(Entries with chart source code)
==================================================

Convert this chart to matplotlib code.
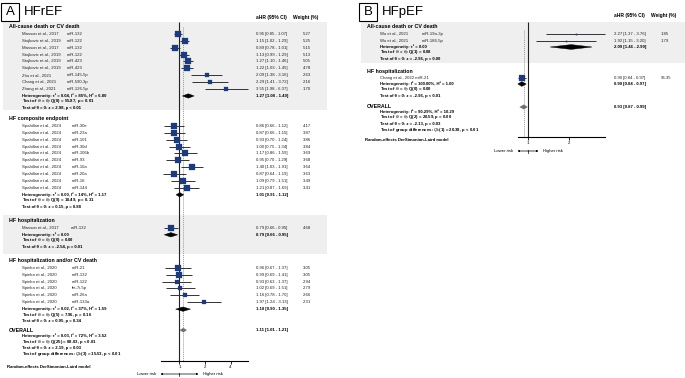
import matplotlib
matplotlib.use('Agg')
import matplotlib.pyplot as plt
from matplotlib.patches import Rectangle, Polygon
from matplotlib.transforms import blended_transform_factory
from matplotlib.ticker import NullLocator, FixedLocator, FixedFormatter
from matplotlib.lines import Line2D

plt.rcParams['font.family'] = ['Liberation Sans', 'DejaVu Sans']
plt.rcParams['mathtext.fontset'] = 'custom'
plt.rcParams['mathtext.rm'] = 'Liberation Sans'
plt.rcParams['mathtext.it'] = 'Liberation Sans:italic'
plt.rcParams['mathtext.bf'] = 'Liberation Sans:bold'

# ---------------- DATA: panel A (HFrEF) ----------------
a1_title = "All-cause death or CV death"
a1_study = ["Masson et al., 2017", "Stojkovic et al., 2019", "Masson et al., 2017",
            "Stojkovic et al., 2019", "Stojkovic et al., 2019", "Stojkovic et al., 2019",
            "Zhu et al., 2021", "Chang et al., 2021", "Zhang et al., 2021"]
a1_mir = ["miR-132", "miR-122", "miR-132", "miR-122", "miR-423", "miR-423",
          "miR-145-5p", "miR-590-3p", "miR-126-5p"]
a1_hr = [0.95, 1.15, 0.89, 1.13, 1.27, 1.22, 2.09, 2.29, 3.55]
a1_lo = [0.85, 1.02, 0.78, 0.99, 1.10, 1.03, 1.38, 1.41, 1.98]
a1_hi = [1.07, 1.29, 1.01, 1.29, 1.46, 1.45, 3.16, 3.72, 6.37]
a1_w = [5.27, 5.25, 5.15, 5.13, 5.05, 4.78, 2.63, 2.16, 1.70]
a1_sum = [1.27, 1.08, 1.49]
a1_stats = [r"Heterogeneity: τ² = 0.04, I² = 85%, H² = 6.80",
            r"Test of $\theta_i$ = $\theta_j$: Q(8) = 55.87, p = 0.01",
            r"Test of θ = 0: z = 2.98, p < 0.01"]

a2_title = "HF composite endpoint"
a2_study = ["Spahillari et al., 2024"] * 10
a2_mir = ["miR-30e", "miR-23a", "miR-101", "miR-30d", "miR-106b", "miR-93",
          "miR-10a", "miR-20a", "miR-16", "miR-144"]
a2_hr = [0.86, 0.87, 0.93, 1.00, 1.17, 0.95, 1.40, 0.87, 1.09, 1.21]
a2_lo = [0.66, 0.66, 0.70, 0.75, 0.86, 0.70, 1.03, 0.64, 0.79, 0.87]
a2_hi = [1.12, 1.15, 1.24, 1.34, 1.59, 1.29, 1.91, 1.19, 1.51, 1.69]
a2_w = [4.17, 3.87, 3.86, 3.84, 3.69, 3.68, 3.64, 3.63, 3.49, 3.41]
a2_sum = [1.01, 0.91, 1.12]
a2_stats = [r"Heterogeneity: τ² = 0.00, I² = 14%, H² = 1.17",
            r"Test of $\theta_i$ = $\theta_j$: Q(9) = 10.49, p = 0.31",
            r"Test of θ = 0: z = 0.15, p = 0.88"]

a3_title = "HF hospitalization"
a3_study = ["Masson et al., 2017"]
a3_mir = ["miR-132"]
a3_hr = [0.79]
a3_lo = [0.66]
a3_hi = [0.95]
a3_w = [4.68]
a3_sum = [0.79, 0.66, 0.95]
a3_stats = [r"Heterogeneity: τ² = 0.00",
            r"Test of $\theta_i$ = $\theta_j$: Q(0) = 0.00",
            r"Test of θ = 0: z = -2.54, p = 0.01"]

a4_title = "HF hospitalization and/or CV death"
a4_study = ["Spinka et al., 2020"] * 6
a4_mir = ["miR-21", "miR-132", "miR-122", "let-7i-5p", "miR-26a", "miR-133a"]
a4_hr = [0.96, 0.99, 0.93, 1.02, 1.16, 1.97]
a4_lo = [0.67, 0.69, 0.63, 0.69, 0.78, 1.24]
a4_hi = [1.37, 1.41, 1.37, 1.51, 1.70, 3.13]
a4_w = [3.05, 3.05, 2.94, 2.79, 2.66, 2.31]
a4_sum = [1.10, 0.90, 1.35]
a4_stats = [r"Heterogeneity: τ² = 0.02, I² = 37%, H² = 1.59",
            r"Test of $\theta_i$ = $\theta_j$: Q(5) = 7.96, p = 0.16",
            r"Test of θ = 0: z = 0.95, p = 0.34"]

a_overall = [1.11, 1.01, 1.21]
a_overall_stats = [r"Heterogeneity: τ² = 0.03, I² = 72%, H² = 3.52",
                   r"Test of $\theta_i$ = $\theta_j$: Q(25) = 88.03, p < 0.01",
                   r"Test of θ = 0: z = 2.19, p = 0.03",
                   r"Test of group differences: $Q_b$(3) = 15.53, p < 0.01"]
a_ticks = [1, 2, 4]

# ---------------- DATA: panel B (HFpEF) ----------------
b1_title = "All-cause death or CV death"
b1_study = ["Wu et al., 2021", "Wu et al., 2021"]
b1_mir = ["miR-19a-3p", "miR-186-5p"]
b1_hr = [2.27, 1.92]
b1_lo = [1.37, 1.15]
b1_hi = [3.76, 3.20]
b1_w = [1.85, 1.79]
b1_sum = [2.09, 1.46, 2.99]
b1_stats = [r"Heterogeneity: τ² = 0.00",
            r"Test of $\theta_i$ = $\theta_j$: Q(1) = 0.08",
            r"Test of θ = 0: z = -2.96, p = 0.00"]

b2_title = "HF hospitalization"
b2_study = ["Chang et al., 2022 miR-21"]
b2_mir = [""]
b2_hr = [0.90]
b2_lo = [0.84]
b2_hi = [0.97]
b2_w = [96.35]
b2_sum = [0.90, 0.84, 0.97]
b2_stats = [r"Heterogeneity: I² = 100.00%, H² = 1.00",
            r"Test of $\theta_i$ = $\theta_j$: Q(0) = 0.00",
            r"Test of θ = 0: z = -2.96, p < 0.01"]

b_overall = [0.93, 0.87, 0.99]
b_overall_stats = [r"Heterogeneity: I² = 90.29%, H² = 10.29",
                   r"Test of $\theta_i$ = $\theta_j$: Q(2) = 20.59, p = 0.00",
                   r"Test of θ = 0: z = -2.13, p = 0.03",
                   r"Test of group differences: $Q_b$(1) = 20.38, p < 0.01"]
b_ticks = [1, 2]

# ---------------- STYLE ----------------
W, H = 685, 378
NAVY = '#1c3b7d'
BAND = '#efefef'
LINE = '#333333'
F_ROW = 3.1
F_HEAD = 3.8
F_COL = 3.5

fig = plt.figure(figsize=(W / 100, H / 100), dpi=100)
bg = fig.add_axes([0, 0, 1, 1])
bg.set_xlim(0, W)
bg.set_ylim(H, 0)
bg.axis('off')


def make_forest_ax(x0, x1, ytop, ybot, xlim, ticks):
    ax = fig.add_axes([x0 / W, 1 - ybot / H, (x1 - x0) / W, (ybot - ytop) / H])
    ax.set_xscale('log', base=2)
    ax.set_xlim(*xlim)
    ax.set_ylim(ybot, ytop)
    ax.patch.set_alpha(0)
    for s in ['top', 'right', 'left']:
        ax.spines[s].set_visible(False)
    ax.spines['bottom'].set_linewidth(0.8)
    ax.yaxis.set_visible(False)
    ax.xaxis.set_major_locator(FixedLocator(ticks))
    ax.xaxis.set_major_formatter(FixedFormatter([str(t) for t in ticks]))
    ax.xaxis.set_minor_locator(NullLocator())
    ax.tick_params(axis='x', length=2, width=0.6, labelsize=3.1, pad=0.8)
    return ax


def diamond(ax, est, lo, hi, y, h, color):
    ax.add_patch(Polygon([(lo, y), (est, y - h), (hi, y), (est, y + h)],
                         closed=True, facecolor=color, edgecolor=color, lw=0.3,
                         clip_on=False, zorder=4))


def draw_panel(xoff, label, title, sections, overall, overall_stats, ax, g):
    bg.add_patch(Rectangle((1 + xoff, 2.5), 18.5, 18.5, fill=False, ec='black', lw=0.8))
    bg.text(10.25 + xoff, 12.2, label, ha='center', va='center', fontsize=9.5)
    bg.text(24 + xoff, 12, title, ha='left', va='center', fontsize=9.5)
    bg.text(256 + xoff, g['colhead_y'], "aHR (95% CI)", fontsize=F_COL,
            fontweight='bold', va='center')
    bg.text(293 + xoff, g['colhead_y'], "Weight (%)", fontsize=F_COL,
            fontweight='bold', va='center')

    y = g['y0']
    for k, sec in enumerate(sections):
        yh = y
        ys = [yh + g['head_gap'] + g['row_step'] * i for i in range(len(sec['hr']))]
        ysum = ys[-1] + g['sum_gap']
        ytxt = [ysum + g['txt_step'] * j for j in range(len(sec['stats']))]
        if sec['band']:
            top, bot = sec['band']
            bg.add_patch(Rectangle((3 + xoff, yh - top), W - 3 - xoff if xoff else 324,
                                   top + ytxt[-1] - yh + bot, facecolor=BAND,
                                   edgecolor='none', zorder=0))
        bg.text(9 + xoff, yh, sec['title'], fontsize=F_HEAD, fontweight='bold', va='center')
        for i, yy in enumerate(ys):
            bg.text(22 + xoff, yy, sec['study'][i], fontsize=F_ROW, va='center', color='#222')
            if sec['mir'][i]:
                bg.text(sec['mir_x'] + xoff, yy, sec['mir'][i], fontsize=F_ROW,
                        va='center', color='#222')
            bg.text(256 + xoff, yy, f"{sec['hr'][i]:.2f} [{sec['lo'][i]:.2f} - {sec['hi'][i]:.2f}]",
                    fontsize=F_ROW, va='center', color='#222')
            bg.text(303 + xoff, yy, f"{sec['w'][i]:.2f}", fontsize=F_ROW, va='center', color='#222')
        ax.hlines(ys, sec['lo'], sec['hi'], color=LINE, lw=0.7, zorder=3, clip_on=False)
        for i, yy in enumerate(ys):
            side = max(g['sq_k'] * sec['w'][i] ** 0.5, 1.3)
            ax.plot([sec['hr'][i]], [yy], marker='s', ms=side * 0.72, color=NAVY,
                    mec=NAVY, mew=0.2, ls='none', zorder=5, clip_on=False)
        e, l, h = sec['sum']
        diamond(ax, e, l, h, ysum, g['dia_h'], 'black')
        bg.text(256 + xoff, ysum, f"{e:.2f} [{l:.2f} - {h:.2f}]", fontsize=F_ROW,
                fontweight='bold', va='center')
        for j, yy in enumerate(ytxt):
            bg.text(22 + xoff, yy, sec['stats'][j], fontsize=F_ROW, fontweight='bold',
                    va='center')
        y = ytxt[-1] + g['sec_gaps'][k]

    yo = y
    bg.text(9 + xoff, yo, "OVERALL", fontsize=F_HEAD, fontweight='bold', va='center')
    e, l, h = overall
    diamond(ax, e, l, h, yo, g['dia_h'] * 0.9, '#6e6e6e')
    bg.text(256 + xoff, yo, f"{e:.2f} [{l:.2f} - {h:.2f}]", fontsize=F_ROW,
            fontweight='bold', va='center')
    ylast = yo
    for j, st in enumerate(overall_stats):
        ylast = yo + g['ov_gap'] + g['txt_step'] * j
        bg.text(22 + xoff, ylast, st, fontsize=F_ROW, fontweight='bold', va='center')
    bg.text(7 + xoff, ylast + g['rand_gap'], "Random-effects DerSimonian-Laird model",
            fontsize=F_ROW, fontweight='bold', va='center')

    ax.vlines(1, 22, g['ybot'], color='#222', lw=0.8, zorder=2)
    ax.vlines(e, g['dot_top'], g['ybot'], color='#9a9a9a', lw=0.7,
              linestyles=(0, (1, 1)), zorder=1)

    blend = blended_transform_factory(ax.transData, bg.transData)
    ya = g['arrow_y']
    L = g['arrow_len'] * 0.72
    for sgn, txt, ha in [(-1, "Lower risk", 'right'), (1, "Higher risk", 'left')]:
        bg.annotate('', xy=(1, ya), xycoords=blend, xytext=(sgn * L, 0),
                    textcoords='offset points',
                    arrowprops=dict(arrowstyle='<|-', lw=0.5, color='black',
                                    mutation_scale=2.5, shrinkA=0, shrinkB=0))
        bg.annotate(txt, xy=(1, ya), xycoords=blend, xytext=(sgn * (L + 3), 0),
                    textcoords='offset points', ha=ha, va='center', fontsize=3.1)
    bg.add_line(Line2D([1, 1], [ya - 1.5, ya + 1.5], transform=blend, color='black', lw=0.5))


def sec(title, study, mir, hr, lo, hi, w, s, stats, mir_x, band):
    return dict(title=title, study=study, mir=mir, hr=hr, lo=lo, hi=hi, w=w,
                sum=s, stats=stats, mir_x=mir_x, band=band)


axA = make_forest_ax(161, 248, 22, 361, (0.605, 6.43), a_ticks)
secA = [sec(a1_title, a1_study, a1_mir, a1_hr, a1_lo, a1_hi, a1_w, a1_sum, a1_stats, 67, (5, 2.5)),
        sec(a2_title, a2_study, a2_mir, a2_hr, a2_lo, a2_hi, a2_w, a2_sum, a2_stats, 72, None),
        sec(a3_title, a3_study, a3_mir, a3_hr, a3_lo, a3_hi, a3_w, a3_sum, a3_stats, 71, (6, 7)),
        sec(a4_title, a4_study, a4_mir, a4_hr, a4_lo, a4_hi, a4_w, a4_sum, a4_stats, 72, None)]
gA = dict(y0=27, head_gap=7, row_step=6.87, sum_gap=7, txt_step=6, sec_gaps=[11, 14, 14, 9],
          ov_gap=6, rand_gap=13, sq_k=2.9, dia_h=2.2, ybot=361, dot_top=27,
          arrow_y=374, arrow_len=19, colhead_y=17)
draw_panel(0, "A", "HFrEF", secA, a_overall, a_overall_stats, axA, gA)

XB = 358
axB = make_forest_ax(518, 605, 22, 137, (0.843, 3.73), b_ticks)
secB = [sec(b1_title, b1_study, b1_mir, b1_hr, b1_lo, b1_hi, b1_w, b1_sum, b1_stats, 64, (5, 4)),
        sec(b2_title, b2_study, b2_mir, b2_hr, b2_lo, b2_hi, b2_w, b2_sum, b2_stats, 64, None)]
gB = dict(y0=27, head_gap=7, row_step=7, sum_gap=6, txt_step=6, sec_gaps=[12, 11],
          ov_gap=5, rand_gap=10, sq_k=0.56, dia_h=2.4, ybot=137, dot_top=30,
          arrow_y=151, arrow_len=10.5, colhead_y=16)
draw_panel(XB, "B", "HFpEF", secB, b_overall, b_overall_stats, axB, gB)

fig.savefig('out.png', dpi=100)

==================================================

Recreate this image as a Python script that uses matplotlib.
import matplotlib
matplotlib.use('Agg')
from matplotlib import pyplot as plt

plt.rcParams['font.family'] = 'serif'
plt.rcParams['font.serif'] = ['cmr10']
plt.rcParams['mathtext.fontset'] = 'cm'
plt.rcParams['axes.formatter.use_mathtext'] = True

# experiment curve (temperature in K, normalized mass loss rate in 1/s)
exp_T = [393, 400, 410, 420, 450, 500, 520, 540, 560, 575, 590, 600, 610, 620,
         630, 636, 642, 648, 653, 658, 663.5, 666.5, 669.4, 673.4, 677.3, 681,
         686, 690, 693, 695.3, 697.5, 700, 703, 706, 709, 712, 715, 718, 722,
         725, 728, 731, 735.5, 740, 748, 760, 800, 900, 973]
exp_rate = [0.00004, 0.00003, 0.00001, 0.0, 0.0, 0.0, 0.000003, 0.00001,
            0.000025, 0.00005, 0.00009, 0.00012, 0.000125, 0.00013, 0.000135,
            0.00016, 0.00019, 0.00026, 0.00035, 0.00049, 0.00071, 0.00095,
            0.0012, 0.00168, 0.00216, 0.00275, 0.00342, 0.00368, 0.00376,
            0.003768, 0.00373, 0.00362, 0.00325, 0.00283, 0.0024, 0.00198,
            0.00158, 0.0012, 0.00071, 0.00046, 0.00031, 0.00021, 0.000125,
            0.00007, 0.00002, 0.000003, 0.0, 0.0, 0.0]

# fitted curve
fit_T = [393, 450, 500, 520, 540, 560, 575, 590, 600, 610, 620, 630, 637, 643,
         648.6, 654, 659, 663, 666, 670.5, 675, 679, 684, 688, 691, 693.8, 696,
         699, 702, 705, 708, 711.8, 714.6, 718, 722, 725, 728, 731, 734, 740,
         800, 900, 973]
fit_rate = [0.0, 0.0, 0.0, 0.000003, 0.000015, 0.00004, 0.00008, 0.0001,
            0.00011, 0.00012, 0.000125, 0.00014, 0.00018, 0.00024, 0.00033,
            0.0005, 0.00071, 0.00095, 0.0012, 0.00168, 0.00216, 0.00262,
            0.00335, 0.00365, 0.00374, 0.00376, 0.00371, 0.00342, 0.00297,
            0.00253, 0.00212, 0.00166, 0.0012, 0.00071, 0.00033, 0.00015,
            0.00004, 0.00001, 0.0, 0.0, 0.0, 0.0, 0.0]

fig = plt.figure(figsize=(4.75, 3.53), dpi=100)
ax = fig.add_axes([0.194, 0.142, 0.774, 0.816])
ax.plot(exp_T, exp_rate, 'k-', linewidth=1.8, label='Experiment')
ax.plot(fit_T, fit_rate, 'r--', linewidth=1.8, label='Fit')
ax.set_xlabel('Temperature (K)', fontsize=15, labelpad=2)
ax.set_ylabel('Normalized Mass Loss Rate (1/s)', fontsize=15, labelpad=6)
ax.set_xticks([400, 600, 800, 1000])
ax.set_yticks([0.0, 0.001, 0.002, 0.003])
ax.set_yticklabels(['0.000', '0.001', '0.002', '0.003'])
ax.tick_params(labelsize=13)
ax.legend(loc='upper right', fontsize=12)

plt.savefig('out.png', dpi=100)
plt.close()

==================================================

▶ JOB
In the lines above, locate the string "matplotlib". Copy every line where it occurs.

▶ EXERCISE RESPONSE
Convert this chart to matplotlib code.
import matplotlib
matplotlib.use('Agg')
import matplotlib.pyplot as plt
from matplotlib.patches import Rectangle, Polygon
from matplotlib.transforms import blended_transform_factory
from matplotlib.ticker import NullLocator, FixedLocator, FixedFormatter
from matplotlib.lines import Line2D
Recreate this image as a Python script that uses matplotlib.
import matplotlib
matplotlib.use('Agg')
from matplotlib import pyplot as plt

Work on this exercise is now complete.